• WHAT IS EXPECTED:
All the data below goes into the copy word for word, but the pictures don't.

• DATASET SECTION:

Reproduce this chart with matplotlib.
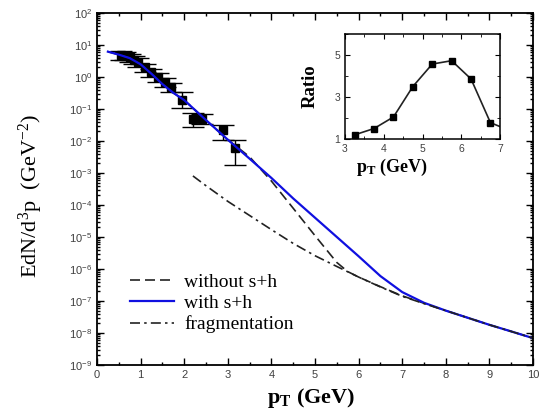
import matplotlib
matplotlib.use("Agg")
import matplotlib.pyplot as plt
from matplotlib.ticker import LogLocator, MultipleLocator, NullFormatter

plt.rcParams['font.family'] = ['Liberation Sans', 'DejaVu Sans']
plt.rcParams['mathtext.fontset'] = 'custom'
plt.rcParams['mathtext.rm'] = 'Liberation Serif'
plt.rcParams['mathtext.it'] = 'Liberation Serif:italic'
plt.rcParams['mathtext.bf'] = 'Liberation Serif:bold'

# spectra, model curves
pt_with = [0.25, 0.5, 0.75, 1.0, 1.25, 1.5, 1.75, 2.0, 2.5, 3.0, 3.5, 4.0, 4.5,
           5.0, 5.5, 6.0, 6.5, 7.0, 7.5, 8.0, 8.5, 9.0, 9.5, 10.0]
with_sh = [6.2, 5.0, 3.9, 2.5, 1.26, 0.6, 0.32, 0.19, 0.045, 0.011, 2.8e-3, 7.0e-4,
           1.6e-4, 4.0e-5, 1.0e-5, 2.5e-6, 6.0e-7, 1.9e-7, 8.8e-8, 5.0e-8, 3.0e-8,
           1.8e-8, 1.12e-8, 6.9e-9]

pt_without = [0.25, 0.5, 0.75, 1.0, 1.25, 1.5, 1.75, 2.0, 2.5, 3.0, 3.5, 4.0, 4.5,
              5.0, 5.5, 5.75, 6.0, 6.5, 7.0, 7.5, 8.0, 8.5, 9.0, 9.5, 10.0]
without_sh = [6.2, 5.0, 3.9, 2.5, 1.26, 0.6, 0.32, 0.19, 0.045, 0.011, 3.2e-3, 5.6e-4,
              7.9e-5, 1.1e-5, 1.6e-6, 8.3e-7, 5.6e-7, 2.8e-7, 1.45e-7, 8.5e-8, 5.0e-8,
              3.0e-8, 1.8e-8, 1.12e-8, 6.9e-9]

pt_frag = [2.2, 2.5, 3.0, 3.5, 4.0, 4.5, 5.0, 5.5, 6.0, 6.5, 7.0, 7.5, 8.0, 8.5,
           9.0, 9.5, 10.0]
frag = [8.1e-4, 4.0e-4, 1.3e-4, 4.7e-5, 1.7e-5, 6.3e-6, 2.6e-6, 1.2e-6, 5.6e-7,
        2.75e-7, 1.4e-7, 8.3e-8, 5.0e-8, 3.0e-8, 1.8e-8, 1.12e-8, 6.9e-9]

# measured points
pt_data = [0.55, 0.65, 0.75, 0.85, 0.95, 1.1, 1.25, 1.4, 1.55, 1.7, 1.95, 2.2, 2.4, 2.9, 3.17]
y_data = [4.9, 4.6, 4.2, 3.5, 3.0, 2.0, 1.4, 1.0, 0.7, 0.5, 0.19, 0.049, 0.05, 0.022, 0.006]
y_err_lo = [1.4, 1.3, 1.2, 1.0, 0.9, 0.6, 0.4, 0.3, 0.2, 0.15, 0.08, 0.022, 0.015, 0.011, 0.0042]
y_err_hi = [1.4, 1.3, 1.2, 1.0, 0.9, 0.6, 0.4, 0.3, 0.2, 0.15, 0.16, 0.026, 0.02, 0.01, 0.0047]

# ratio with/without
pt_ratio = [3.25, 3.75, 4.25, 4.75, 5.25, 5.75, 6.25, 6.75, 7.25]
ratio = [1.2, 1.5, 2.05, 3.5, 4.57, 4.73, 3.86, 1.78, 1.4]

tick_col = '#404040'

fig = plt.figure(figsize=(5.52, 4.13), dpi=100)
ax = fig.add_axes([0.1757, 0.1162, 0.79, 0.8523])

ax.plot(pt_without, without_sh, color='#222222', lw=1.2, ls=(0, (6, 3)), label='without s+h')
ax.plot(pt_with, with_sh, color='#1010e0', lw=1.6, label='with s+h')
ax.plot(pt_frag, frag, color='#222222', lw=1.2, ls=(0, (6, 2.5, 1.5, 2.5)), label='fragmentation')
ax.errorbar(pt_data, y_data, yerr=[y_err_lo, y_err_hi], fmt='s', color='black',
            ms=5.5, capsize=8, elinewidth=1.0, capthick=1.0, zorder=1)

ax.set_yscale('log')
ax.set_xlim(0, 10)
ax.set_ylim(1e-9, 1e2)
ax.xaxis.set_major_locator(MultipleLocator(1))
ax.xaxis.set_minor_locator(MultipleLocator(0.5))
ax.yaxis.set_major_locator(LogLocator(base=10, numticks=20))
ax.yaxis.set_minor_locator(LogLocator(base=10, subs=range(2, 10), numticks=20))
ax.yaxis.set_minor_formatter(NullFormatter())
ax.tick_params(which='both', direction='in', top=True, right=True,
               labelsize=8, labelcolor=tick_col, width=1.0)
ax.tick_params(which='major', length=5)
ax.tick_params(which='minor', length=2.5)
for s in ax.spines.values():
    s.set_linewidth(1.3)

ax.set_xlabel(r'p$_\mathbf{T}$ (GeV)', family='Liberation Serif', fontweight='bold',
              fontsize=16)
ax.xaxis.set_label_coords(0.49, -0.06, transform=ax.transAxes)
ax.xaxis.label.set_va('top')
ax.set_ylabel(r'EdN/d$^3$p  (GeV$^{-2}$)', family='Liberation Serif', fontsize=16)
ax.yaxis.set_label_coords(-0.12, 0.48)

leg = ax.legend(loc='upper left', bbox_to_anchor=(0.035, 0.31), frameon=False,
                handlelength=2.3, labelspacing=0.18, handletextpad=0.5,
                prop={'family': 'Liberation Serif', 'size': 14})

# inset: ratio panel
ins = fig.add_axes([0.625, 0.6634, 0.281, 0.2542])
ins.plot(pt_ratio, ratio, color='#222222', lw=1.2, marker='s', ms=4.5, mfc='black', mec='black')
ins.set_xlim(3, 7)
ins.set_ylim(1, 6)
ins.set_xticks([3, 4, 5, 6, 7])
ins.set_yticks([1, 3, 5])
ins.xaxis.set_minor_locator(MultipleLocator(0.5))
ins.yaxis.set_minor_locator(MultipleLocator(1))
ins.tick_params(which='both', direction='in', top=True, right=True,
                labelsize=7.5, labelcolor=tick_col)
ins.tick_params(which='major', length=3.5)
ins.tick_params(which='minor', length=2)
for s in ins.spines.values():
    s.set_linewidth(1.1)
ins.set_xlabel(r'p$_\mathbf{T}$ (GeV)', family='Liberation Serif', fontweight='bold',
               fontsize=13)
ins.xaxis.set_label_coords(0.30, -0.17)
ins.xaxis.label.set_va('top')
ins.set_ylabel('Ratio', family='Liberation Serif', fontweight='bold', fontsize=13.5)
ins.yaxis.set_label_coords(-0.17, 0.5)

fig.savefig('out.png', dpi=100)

• FULL RESPONSE:
Reproduce this chart with matplotlib.
import matplotlib
matplotlib.use("Agg")
import matplotlib.pyplot as plt
from matplotlib.ticker import LogLocator, MultipleLocator, NullFormatter

plt.rcParams['font.family'] = ['Liberation Sans', 'DejaVu Sans']
plt.rcParams['mathtext.fontset'] = 'custom'
plt.rcParams['mathtext.rm'] = 'Liberation Serif'
plt.rcParams['mathtext.it'] = 'Liberation Serif:italic'
plt.rcParams['mathtext.bf'] = 'Liberation Serif:bold'

# spectra, model curves
pt_with = [0.25, 0.5, 0.75, 1.0, 1.25, 1.5, 1.75, 2.0, 2.5, 3.0, 3.5, 4.0, 4.5,
           5.0, 5.5, 6.0, 6.5, 7.0, 7.5, 8.0, 8.5, 9.0, 9.5, 10.0]
with_sh = [6.2, 5.0, 3.9, 2.5, 1.26, 0.6, 0.32, 0.19, 0.045, 0.011, 2.8e-3, 7.0e-4,
           1.6e-4, 4.0e-5, 1.0e-5, 2.5e-6, 6.0e-7, 1.9e-7, 8.8e-8, 5.0e-8, 3.0e-8,
           1.8e-8, 1.12e-8, 6.9e-9]

pt_without = [0.25, 0.5, 0.75, 1.0, 1.25, 1.5, 1.75, 2.0, 2.5, 3.0, 3.5, 4.0, 4.5,
              5.0, 5.5, 5.75, 6.0, 6.5, 7.0, 7.5, 8.0, 8.5, 9.0, 9.5, 10.0]
without_sh = [6.2, 5.0, 3.9, 2.5, 1.26, 0.6, 0.32, 0.19, 0.045, 0.011, 3.2e-3, 5.6e-4,
              7.9e-5, 1.1e-5, 1.6e-6, 8.3e-7, 5.6e-7, 2.8e-7, 1.45e-7, 8.5e-8, 5.0e-8,
              3.0e-8, 1.8e-8, 1.12e-8, 6.9e-9]

pt_frag = [2.2, 2.5, 3.0, 3.5, 4.0, 4.5, 5.0, 5.5, 6.0, 6.5, 7.0, 7.5, 8.0, 8.5,
           9.0, 9.5, 10.0]
frag = [8.1e-4, 4.0e-4, 1.3e-4, 4.7e-5, 1.7e-5, 6.3e-6, 2.6e-6, 1.2e-6, 5.6e-7,
        2.75e-7, 1.4e-7, 8.3e-8, 5.0e-8, 3.0e-8, 1.8e-8, 1.12e-8, 6.9e-9]

# measured points
pt_data = [0.55, 0.65, 0.75, 0.85, 0.95, 1.1, 1.25, 1.4, 1.55, 1.7, 1.95, 2.2, 2.4, 2.9, 3.17]
y_data = [4.9, 4.6, 4.2, 3.5, 3.0, 2.0, 1.4, 1.0, 0.7, 0.5, 0.19, 0.049, 0.05, 0.022, 0.006]
y_err_lo = [1.4, 1.3, 1.2, 1.0, 0.9, 0.6, 0.4, 0.3, 0.2, 0.15, 0.08, 0.022, 0.015, 0.011, 0.0042]
y_err_hi = [1.4, 1.3, 1.2, 1.0, 0.9, 0.6, 0.4, 0.3, 0.2, 0.15, 0.16, 0.026, 0.02, 0.01, 0.0047]

# ratio with/without
pt_ratio = [3.25, 3.75, 4.25, 4.75, 5.25, 5.75, 6.25, 6.75, 7.25]
ratio = [1.2, 1.5, 2.05, 3.5, 4.57, 4.73, 3.86, 1.78, 1.4]

tick_col = '#404040'

fig = plt.figure(figsize=(5.52, 4.13), dpi=100)
ax = fig.add_axes([0.1757, 0.1162, 0.79, 0.8523])

ax.plot(pt_without, without_sh, color='#222222', lw=1.2, ls=(0, (6, 3)), label='without s+h')
ax.plot(pt_with, with_sh, color='#1010e0', lw=1.6, label='with s+h')
ax.plot(pt_frag, frag, color='#222222', lw=1.2, ls=(0, (6, 2.5, 1.5, 2.5)), label='fragmentation')
ax.errorbar(pt_data, y_data, yerr=[y_err_lo, y_err_hi], fmt='s', color='black',
            ms=5.5, capsize=8, elinewidth=1.0, capthick=1.0, zorder=1)

ax.set_yscale('log')
ax.set_xlim(0, 10)
ax.set_ylim(1e-9, 1e2)
ax.xaxis.set_major_locator(MultipleLocator(1))
ax.xaxis.set_minor_locator(MultipleLocator(0.5))
ax.yaxis.set_major_locator(LogLocator(base=10, numticks=20))
ax.yaxis.set_minor_locator(LogLocator(base=10, subs=range(2, 10), numticks=20))
ax.yaxis.set_minor_formatter(NullFormatter())
ax.tick_params(which='both', direction='in', top=True, right=True,
               labelsize=8, labelcolor=tick_col, width=1.0)
ax.tick_params(which='major', length=5)
ax.tick_params(which='minor', length=2.5)
for s in ax.spines.values():
    s.set_linewidth(1.3)

ax.set_xlabel(r'p$_\mathbf{T}$ (GeV)', family='Liberation Serif', fontweight='bold',
              fontsize=16)
ax.xaxis.set_label_coords(0.49, -0.06, transform=ax.transAxes)
ax.xaxis.label.set_va('top')
ax.set_ylabel(r'EdN/d$^3$p  (GeV$^{-2}$)', family='Liberation Serif', fontsize=16)
ax.yaxis.set_label_coords(-0.12, 0.48)

leg = ax.legend(loc='upper left', bbox_to_anchor=(0.035, 0.31), frameon=False,
                handlelength=2.3, labelspacing=0.18, handletextpad=0.5,
                prop={'family': 'Liberation Serif', 'size': 14})

# inset: ratio panel
ins = fig.add_axes([0.625, 0.6634, 0.281, 0.2542])
ins.plot(pt_ratio, ratio, color='#222222', lw=1.2, marker='s', ms=4.5, mfc='black', mec='black')
ins.set_xlim(3, 7)
ins.set_ylim(1, 6)
ins.set_xticks([3, 4, 5, 6, 7])
ins.set_yticks([1, 3, 5])
ins.xaxis.set_minor_locator(MultipleLocator(0.5))
ins.yaxis.set_minor_locator(MultipleLocator(1))
ins.tick_params(which='both', direction='in', top=True, right=True,
                labelsize=7.5, labelcolor=tick_col)
ins.tick_params(which='major', length=3.5)
ins.tick_params(which='minor', length=2)
for s in ins.spines.values():
    s.set_linewidth(1.1)
ins.set_xlabel(r'p$_\mathbf{T}$ (GeV)', family='Liberation Serif', fontweight='bold',
               fontsize=13)
ins.xaxis.set_label_coords(0.30, -0.17)
ins.xaxis.label.set_va('top')
ins.set_ylabel('Ratio', family='Liberation Serif', fontweight='bold', fontsize=13.5)
ins.yaxis.set_label_coords(-0.17, 0.5)

fig.savefig('out.png', dpi=100)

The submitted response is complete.